- Associated Press - Tuesday, August 4, 2015

ST. PAUL, Minn. (AP) - Minnesota lawmakers on Tuesday started examining the fallout from a staggering drop in walleye at Mille Lacs Lake that prompted an unprecedented early closure of walleye fishing there this week.

There’s no shortage of problems to tackle as Mille Lacs Lake resorts and businesses brace for a financial hit - from weighing Gov. Mark Dayton’s call for a special session to provide emergency aid to those businesses, to reversing the population decline.

Mille Lacs, one of Minnesota’s “Big Six” sport-fishing lakes, is known for its walleye, the official state fish. Resort owners are preparing for cancelations - even though the lake is still a prime place for small-mouth bass, northern pike and muskie.

The newly assembled working group of lawmakers made no final call on the need for a special session in its first meeting Tuesday, though several legislators said they hoped to avoid it and extend existing aid to businesses around the lake. The group plans to continue meeting Wednesday morning.

“Hopefully we can come together and work out some solutions without calling a special session,” said Rep. Tom Hackbarth, R-Cedar.

Instead, lawmakers focused largely on the Department of Natural Resources’ handling of Mille Lacs Lake’s walleye. And the frustration boiling over among area resort owners and fishing guides spilled over to St. Paul.

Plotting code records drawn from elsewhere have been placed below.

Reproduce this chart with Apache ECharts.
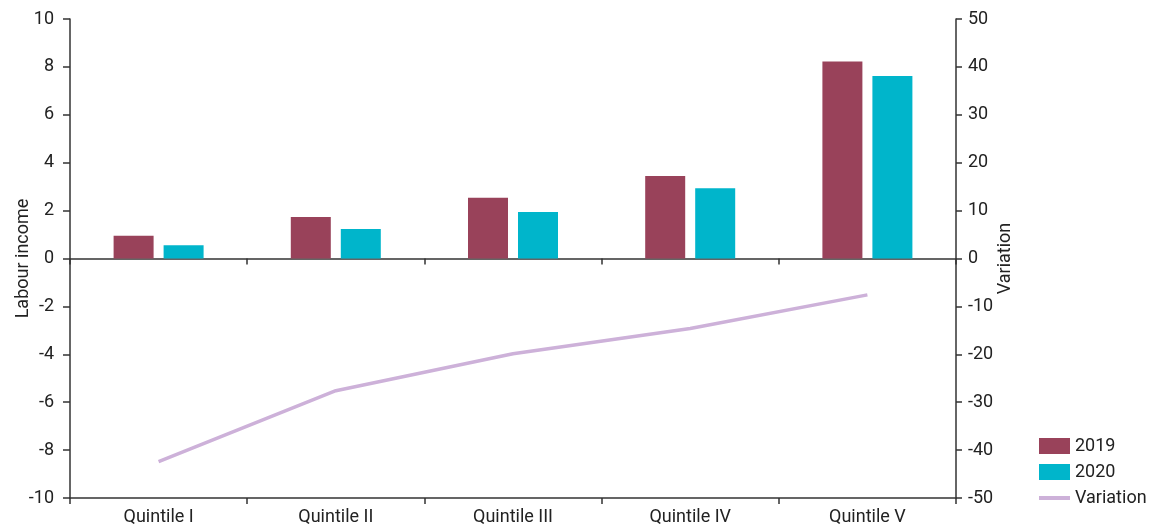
<!DOCTYPE html>
<html><head><meta charset="utf-8">
<script src="https://cdn.jsdelivr.net/npm/echarts@6/dist/echarts.min.js"></script>
<style>html,body{margin:0;padding:0;background:#fff}#c{width:1153px;height:528px}</style>
</head><body><div id="c"></div>
<script>
const categories = ['Quintile I','Quintile II','Quintile III','Quintile IV','Quintile V'];
const values2019 = [0.95, 1.73, 2.54, 3.44, 8.23];
const values2020 = [0.55, 1.23, 1.94, 2.93, 7.62];
const variation = [-42.4, -27.6, -19.9, -14.6, -7.6];
const leftTicks = {min: -10, max: 10, interval: 2};
const rightTicks = {min: -50, max: 50, interval: 10};

const FONT = '"Roboto", "Liberation Sans", sans-serif';
const TXT = '#222';
const AX = '#333';
const chart = echarts.init(document.getElementById('c'), null, {renderer: 'canvas'});
chart.setOption({
  animation: false,
  textStyle: {fontFamily: FONT, color: TXT},
  grid: {left: 70, right: 197, top: 19, bottom: 30, containLabel: false, outerBoundsMode: 'none'},
  legend: {
    orient: 'vertical', left: 1039, top: 437, padding: 0, itemWidth: 31, itemHeight: 16, itemGap: 8,
    textStyle: {fontFamily: FONT, fontSize: 18, color: TXT, lineHeight: 18},
    data: [
      {name: '2019', icon: 'rect'},
      {name: '2020', icon: 'rect'},
      {name: 'Variation', icon: 'path://M0,0 L31,0 L31,4 L0,4 Z'}
    ]
  },
  xAxis: [
    {type: 'category', data: categories, position: 'bottom',
     axisLine: {onZero: false, lineStyle: {color: AX, width: 1.5}},
     axisTick: {show: true, length: 6, lineStyle: {color: AX, width: 1.5}},
     axisLabel: {fontFamily: FONT, fontSize: 18, color: TXT, margin: 10}},
    {type: 'category', data: categories, position: 'bottom',
     axisLine: {onZero: true, lineStyle: {color: AX, width: 1.5}},
     axisTick: {show: true, length: 6, lineStyle: {color: AX, width: 1.5}},
     axisLabel: {show: false}}
  ],
  yAxis: [
    {type: 'value', min: leftTicks.min, max: leftTicks.max, interval: leftTicks.interval,
     name: 'Labour income', nameLocation: 'middle', nameGap: 38, nameRotate: 90, nameMoveOverlap: false,
     nameTextStyle: {fontFamily: FONT, fontSize: 18, color: TXT},
     axisLine: {show: true, lineStyle: {color: AX, width: 1.5}},
     axisTick: {show: true, length: 7, lineStyle: {color: AX, width: 1.5}},
     axisLabel: {fontFamily: FONT, fontSize: 18, color: TXT, margin: 16},
     splitLine: {show: false}},
    {type: 'value', min: rightTicks.min, max: rightTicks.max, interval: rightTicks.interval,
     position: 'right',
     name: 'Variation', nameLocation: 'middle', nameGap: 40, nameRotate: 90, nameMoveOverlap: false,
     nameTextStyle: {fontFamily: FONT, fontSize: 18, color: TXT},
     axisLine: {show: true, lineStyle: {color: AX, width: 1.5}},
     axisTick: {show: true, length: 6, lineStyle: {color: AX, width: 1.5}},
     axisLabel: {fontFamily: FONT, fontSize: 18, color: TXT, margin: 12},
     splitLine: {show: false}}
  ],
  series: [
    {name: '2019', type: 'bar', data: values2019, xAxisIndex: 0, yAxisIndex: 0,
     barWidth: 40, barGap: '25%', itemStyle: {color: '#99425A'}},
    {name: '2020', type: 'bar', data: values2020, xAxisIndex: 0, yAxisIndex: 0,
     barWidth: 40, barGap: '25%', itemStyle: {color: '#00B5CB'}},
    {name: 'Variation', type: 'line', data: variation, xAxisIndex: 0, yAxisIndex: 1,
     symbol: 'none', lineStyle: {color: '#CDB1D9', width: 3.5}, itemStyle: {color: '#CDB1D9'}}
  ]
});
</script></body></html>
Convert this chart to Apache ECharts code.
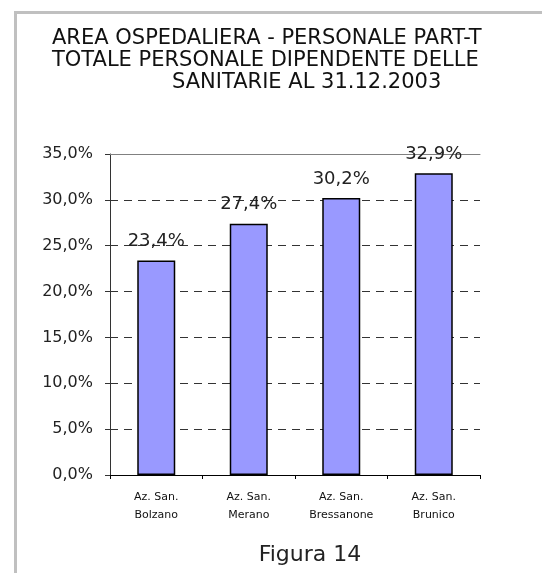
<!DOCTYPE html>
<html><head><meta charset="utf-8">
<script src="https://cdn.jsdelivr.net/npm/echarts@6/dist/echarts.min.js"></script>
<style>html,body{margin:0;padding:0;background:#fff}#c{width:542px;height:573px}</style>
</head><body><div id="c"></div>
<script>
var titleLines = ["AREA OSPEDALIERA - PERSONALE PART-TIME SUL", "TOTALE PERSONALE DIPENDENTE DELLE AZIENDE", "SANITARIE AL 31.12.2003"];
var categories = ["Az. San.\nBolzano", "Az. San.\nMerano", "Az. San.\nBressanone", "Az. San.\nBrunico"];
var values = [23.4, 27.4, 30.2, 32.9];
var yTicks = [0, 5, 10, 15, 20, 25, 30, 35];
var caption = "Figura 14";

function pct(v){ return v.toFixed(1).replace('.', ',') + '%'; }

var ff = '"DejaVu Sans", Verdana, sans-serif';
// fit title size so that the visible part of line 1 spans the same width as the reference
var ctx = document.createElement('canvas').getContext('2d');
ctx.font = '20px ' + ff;
var visW = ctx.measureText('AREA OSPEDALIERA - PERSONALE PART-T').width;
var tSize = Math.round(20 * 429 / visW * 10) / 10;

var chart = echarts.init(document.getElementById('c'));
chart.setOption({
  animation: false,
  grid: {left: 110, right: 62, top: 154, bottom: 98, containLabel: false},
  xAxis: [{
    type: 'category', data: categories,
    axisLine: {lineStyle: {color: '#000', width: 1}},
    axisTick: {show: true, length: 4, alignWithLabel: false, lineStyle: {color: '#000'}},
    axisLabel: {color: '#111', fontFamily: ff, fontSize: 11, lineHeight: 18, margin: 13}
  }, {
    type: 'category', data: categories, position: 'top',
    axisLine: {lineStyle: {color: '#808080', width: 1}},
    axisTick: {show: false}, axisLabel: {show: false}
  }],
  yAxis: {
    type: 'value', min: yTicks[0], max: yTicks[yTicks.length-1], interval: 5,
    axisLine: {show: true, lineStyle: {color: '#333', width: 1}},
    axisTick: {show: true, length: 5, lineStyle: {color: '#333'}},
    axisLabel: {formatter: function(v){ return pct(v); }, color: '#222', fontFamily: ff, fontSize: 16, margin: 17},
    splitLine: {show: true, showMinLine: false, showMaxLine: false, lineStyle: {color: '#333', type: [8, 6], width: 1}}
  },
  series: [{
    type: 'bar', data: values, barWidth: 38,
    itemStyle: {color: '#9999ff', borderColor: '#000', borderWidth: 1.5},
    label: {show: true, position: 'top', distance: 10, formatter: function(p){ return pct(p.value); },
      color: '#222', fontFamily: ff, fontSize: 18}
  }],
  graphic: [
    {type: 'rect', shape: {x: 14, y: 11, width: 3, height: 562}, style: {fill: '#c0c0c0'}, z: 100},
    {type: 'rect', shape: {x: 14, y: 11, width: 528, height: 3}, style: {fill: '#c0c0c0'}, z: 100},
    {type: 'text', x: 52, y: 39, style: {text: titleLines[0], fill: '#111', font: tSize + 'px ' + ff, align: 'left', verticalAlign: 'middle'}, z: 50},
    {type: 'text', x: 52, y: 61, style: {text: titleLines[1], fill: '#111', font: tSize + 'px ' + ff, align: 'left', verticalAlign: 'middle'}, z: 50},
    {type: 'text', x: 172, y: 83, style: {text: titleLines[2], fill: '#111', font: tSize + 'px ' + ff, align: 'left', verticalAlign: 'middle'}, z: 50},
    {type: 'rect', shape: {x: 483, y: 20, width: 59, height: 30}, style: {fill: '#fff'}, z: 60},
    {type: 'rect', shape: {x: 485, y: 50, width: 57, height: 50}, style: {fill: '#fff'}, z: 60},
    {type: 'text', x: 310, y: 555, style: {text: caption, fill: '#222', font: '22px ' + ff, align: 'center', verticalAlign: 'middle'}, z: 50}
  ]
});
</script></body></html>
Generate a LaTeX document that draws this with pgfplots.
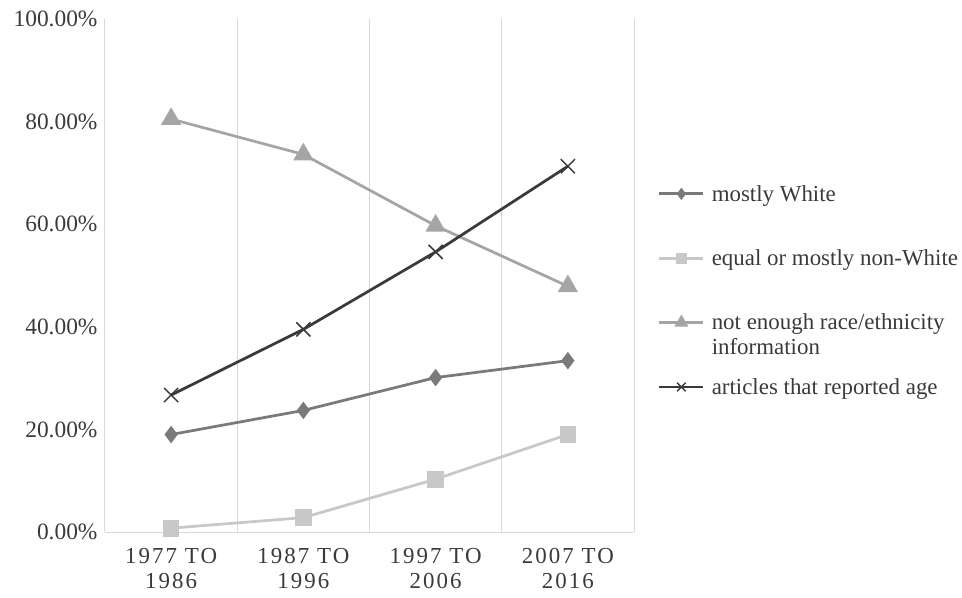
\documentclass[border=0pt]{standalone}
\usepackage{fontspec}
\setmainfont{Liberation Serif}
\usepackage{pgfplots}
\pgfplotsset{compat=1.18}
\definecolor{cWhite}{HTML}{7A7A7A}
\definecolor{cNon}{HTML}{C8C8C8}
\definecolor{cNot}{HTML}{A5A5A5}
\definecolor{cAge}{HTML}{3A3A3A}
\definecolor{gridc}{HTML}{D9D9D9}
\definecolor{textc}{HTML}{3A3A3A}
\begin{document}
\begin{tikzpicture}
\begin{axis}[
  scale only axis, width=529bp, height=513bp,
  xmin=-0.5, xmax=3.5, ymin=0, ymax=100,
  axis x line*=bottom, axis y line*=left,
  axis line style={draw=gridc, line width=1bp, -},
  xtick={0,1,2,3},
  xticklabels={{1977 TO\\1986},{1987 TO\\1996},{1997 TO\\2006},{2007 TO\\2016}},
  xticklabel style={align=center, font=\fontsize{23}{25}\selectfont\addfontfeatures{LetterSpace=9}, yshift=-13bp, text=textc},
  minor xtick={0.5,1.5,2.5,3.5},
  xminorgrids=true,
  minor x grid style={draw=gridc, line width=1bp},
  tick style={draw=none},
  major tick length=0pt, minor tick length=0pt,
  ytick={0,20,40,60,80,100},
  yticklabel={\pgfmathprintnumber[fixed,fixed zerofill,precision=2,assume math mode=true]{\tick}\%},
  yticklabel style={font=\fontsize{23.5}{25}\selectfont, text=textc, xshift=-4bp},
  clip=false,
  legend cell align=left,
  legend style={draw=none, fill=none, at={(axis description cs:1.0454,0.68)}, anchor=north west,
    inner sep=0pt, outer sep=0pt, row sep=43bp, column sep=5bp,
    font=\fontsize{23}{25}\selectfont, text=textc},
  legend image code/.code={\draw[mark repeat=2, mark phase=2, #1] plot coordinates {(0bp,0bp)(22bp,0bp)(44bp,0bp)};},
  legend image post style={every mark/.append style={scale=0.6}},
]
\addplot[color=cWhite, line width=2.75bp, mark=diamond*, mark size=6.5bp, mark options={solid}]
  coordinates {(0,19.0)(1,23.7)(2,30.1)(3,33.4)};
\addlegendentry{mostly White}
\addplot[color=cNon, line width=2.75bp, mark=square*, mark size=7bp, mark options={solid}]
  coordinates {(0,0.75)(1,2.8)(2,10.3)(3,19.0)};
\addlegendentry{equal or mostly non-White}
\addplot[color=cNot, line width=2.75bp, mark=triangle*, mark size=9bp, mark options={solid}]
  coordinates {(0,80.5)(1,73.6)(2,59.7)(3,47.9)};
\addlegendentry{\vtop{\hbox{not enough race/ethnicity}\hbox{information}}}
\addplot[color=cAge, line width=2.75bp, mark=x, mark size=10bp, mark options={solid, line width=1.5bp}]
  coordinates {(0,26.7)(1,39.5)(2,54.6)(3,71.3)};
\addlegendentry{articles that reported age}
\end{axis}
\pgfresetboundingbox
\path (current axis.south west) ++(-105bp,-66bp) rectangle ([shift={(857bp,532bp)}]current axis.south west);
\end{tikzpicture}
\end{document}
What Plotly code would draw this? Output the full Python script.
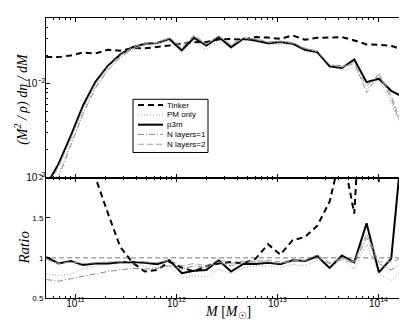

“I am just absolutely shocked that this was shut down in the middle of the summer,” said Sen. David Tomassoni, DFL-Chisholm, adding the state should have kept walleye fishing open at least through Labor Day. “It just seems to me there could have been something else done.”

Many factors could be driving down the walleye population to 30-year lows, Don Pereira, the DNR’s fisheries section chief, told lawmakers. Among the reasons Pereira listed: More fish are dying after being hooked due to warmer water temperatures. Also, he said cleaner water makes it easier for predators to eat walleye. Most young walleye just aren’t surviving, he said.

Sitting inside his resort on the western shores of Mille Lacs Lake on Monday, Greg Thomas said he didn’t buy the DNR’s explanations.

Like many other resorters and fishing guides along the lake, he blames the department itself for the precipitous decline. Thomas said he thinks the department’s netting for surveys and strict size limits on what can be harvested have exacerbated the problem.

“I’ve put my life into this resort, and they’re killing this lake,” Thomas said of the wildlife officials.

Dayton said he’s concerned about the deep distrust between the Mille Lacs community and local DNR personnel. But he urged lawmakers Tuesday not to try to micromanage the department.

“The DNR, that’s the responsibility of the executive branch, the chief executive. That’s the responsibility I take,” he said. “If (lawmakers) have suggestions, for example, if they feel that stocking a fishery on the lake is desirable and the DNR moves forward with that and they are willing to provide funding for that, then that’s within the parameters that I would envision.”

Dayton said he was confident lawmakers would make progress toward an eventual financial aid package.